Practically, this passage invites Catholics to: (1) Reclaim the Litany of the Saints not as ceremony but as a real cry for intercession from those who are alive in God; (2) Name specific saints as intercessors in their prayer life, just as Judas could name Jeremiah; (3) Understand that the "holy sword" entrusted to them — whether in spiritual warfare, moral witness, or cultural engagement — is itself a gift from God and not a product of their own strength or ingenuity. When Christians face their own "battle of Nicanor," they do not fight alone, and they do not fight unarmed.
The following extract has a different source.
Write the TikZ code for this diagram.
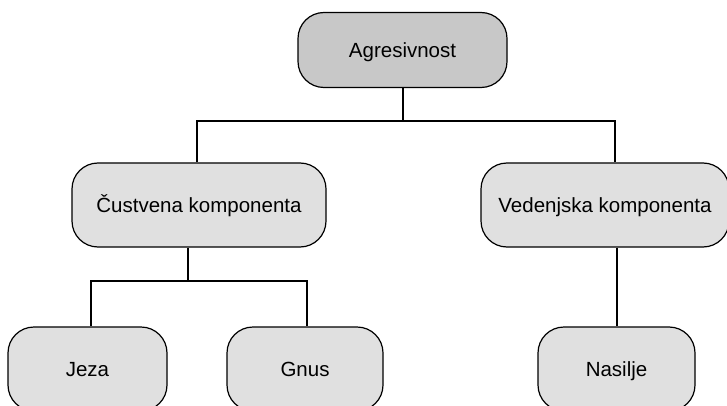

Verse 16 — "Take this holy sword, a gift from God": The explanatory words that accompany the gift are essential to its meaning: the sword is explicitly called "holy" (hagia) and "a gift from God" (doron para tou theou). Judas is not fighting on his own initiative or merely for political liberation. He is executing a divinely mandated mission, and the weapon given to him participates in the holiness of that mandate. The phrase "with which you shall strike down the adversaries" frames the coming battle not as ethnic conflict but as the defeat of those who oppose God's covenant and His holy city. The vision functions as a divine assurance: God has already given the victory; the sword is the sign of its certainty.